Are they working for you?
18 Aug 2007
Just before the House rose for the Summer Recess, we had a short debate on Lords Amendments to the Bill banning smoking in public places. I went into the Chamber to listen, but with no intention of speaking. The Health Minister was at the Despatch Box; she saw me in her place and decided, kindly, to refer to my record on public health. “ I commend” she said “the Rt Hon Member for..” and here she paused, for her memory failed. There is no reason why she should carry in her head the constituencies of every Tory backbencher, and it is not unusual for Members to need some in-flight refuelling in situations such as this.

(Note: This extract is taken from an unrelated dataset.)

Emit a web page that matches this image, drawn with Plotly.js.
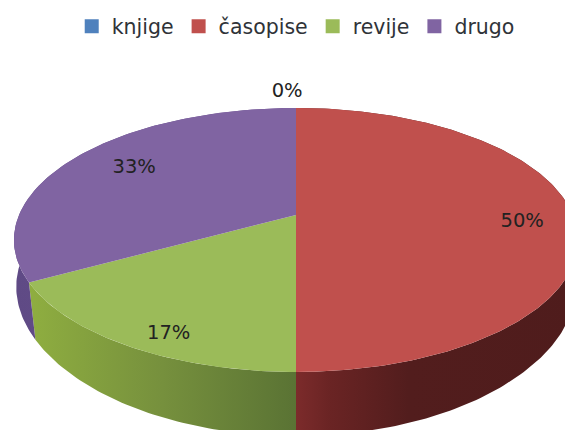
<!DOCTYPE html>
<html>
<head>
<meta charset="utf-8">
<script src="https://cdn.plot.ly/plotly-3.0.1.min.js"></script>
<style>html,body{margin:0;padding:0;background:#fff}</style>
</head>
<body>
<div id="chart" style="width:565px;height:430px"></div>
<script>
var categories = ["knjige", "časopise", "revije", "drugo"];
var values = [0, 50, 17, 33];
var topColors = ["#4F81BD", "#C0504D", "#9BBB59", "#8064A2"];
var sideStops = [
  [[0, "#3a5f8c"], [1, "#3a5f8c"]],
  [[0, "#7c2b2b"], [0.12, "#6a2424"], [0.4, "#521d1d"], [1, "#4f1c1c"]],
  [[0, "#8fae40"], [0.5, "#76903d"], [1, "#5a7334"]],
  [[0, "#5f4a85"], [1, "#6b5390"]]
];
var labelRadius = [1.185, 0.81, 0.885, 0.74];
var labelTurn = [-1.9, 3.8, -4.4, 1.4];

// perspective projection of the tilted pie
var view = {cx: 296, cy: 215, bx: 277, by: 127.3, q: 0.189, depth: 52, floorPinch: 0.05};
function project(r, deg, down) {
  var a = deg * Math.PI / 180, u = r * Math.sin(a), v = -r * Math.cos(a);
  var d = 1 - view.q * v;
  var w = down ? 1 - view.floorPinch * Math.max(v, 0) : 1;
  return [view.cx + w * view.bx * u / d, view.cy + view.by * v / d + (down ? view.depth / d : 0)];
}
var total = values.reduce(function (s, v) { return s + v; }, 0);
var sideTraces = [], topTraces = [], legendTraces = [];
var labelX = [], labelY = [], labelText = [];
var start = 0;
values.forEach(function (val, i) {
  var sweep = val / total * 360, end = start + sweep;
  var mid = start + sweep / 2 + labelTurn[i];
  var lp = project(labelRadius[i], mid, false);
  labelX.push(lp[0]); labelY.push(lp[1]);
  labelText.push(Math.round(val / total * 100) + "%");
  legendTraces.push({
    x: [null], y: [null], type: "scatter", mode: "markers", name: categories[i],
    marker: {symbol: "square", size: 14, color: topColors[i]}, hoverinfo: "skip"
  });
  if (val > 0) {
    var n = Math.ceil(sweep), k, p;
    var tx = [], ty = [], bx = [], by = [];
    for (k = 0; k <= n; k++) {
      p = project(1, start + sweep * k / n, false); tx.push(p[0]); ty.push(p[1]);
      p = project(1, start + sweep * k / n, true); bx.push(p[0]); by.push(p[1]);
    }
    var c = project(0, 0, false);
    // side wall: only the near part is visible, the top faces cover the rest
    sideTraces.push({
      x: tx.concat(bx.slice().reverse()).concat([tx[0]]),
      y: ty.concat(by.slice().reverse()).concat([ty[0]]),
      type: "scatter", mode: "lines", line: {width: 0}, fill: "toself",
      fillgradient: {type: "horizontal", colorscale: sideStops[i]},
      showlegend: false, hoverinfo: "skip"
    });
    topTraces.push({
      x: [c[0]].concat(tx).concat([c[0]]),
      y: [c[1]].concat(ty).concat([c[1]]),
      type: "scatter", mode: "lines", line: {width: 0}, fill: "toself",
      fillcolor: topColors[i], showlegend: false, hoverinfo: "skip"
    });
  }
  start = end;
});
var labelTrace = {
  x: labelX, y: labelY, text: labelText, type: "scatter", mode: "text",
  textposition: "middle center", showlegend: false, hoverinfo: "skip",
  textfont: {family: "DejaVu Sans", size: 19.5, color: "#222222"}, cliponaxis: false
};
Plotly.newPlot("chart", sideTraces.concat(topTraces).concat(legendTraces).concat([labelTrace]), {
  width: 565, height: 430,
  margin: {l: 0, r: 0, t: 0, b: 0},
  paper_bgcolor: "#ffffff", plot_bgcolor: "#ffffff",
  xaxis: {range: [0, 565], visible: false, fixedrange: true},
  yaxis: {range: [430, 0], visible: false, fixedrange: true},
  showlegend: true,
  legend: {
    orientation: "h", x: 0.5234, xanchor: "center", y: 0.985, yanchor: "top",
    font: {family: "DejaVu Sans", size: 20.5, color: "#2f3338"},
    itemclick: false, itemdoubleclick: false, bgcolor: "rgba(0,0,0,0)"
  }
}, {displayModeBar: false, staticPlot: true});
</script>
</body>
</html>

“North West Hampshire” I gallantly said from a sedentary position. “…for North West Hampshire” she continued
The reason I tell this story is that there are organisations that seek to measure the effectiveness of MP’s by counting the number of entries they make in Hansard. A long well-thought out speech – or, more popular with the colleagues, a short well thought-out speech - can score as much as the intervention I have referred to. And some of our work does not score at all. One can spend several hours reading papers for a Select Committee, many more hours chairing the subsequent discussion, and still more drafting and redrafting the report which is then published. The scorer does not show any interest in that. Adding one’s name to an Early Day Motion gets the scoreboard ticking over again, whereas writing a more effective letter that the Minister will actually read on the same subject scores not one jot.
This is leading up to a potentially more substantial point. Last Friday, there was a power cut in Penton Mewsey in the middle of the afternoon. We are not intensive users of air-conditioning equipment in the village, and the swimming pool filters were working as normal. But for whatever reason, there was a power cut. Ten minutes later, we were back on stream. But my BT router had gone. This is the electronic lifeline, keeping the computer in touch with the outside world. One cannot simply go out and buy another. Three organisations are involved in rectifying the defect. It has to be replaced by a BT engineer. No times could be given for delivery of this important component.
It so happens that there is one league table of MP’s which I currently lead. I doubt if it is any more meaningful than any of the others. It calibrates the promptness with which MP’s respond to emails. On an identical number of points but ranked second is my good friend and parliamentary neighbour Robert Key.
The power cut, and the consequent absence of a router, may mean that I am displaced from my position.
I hope constituents will be understanding.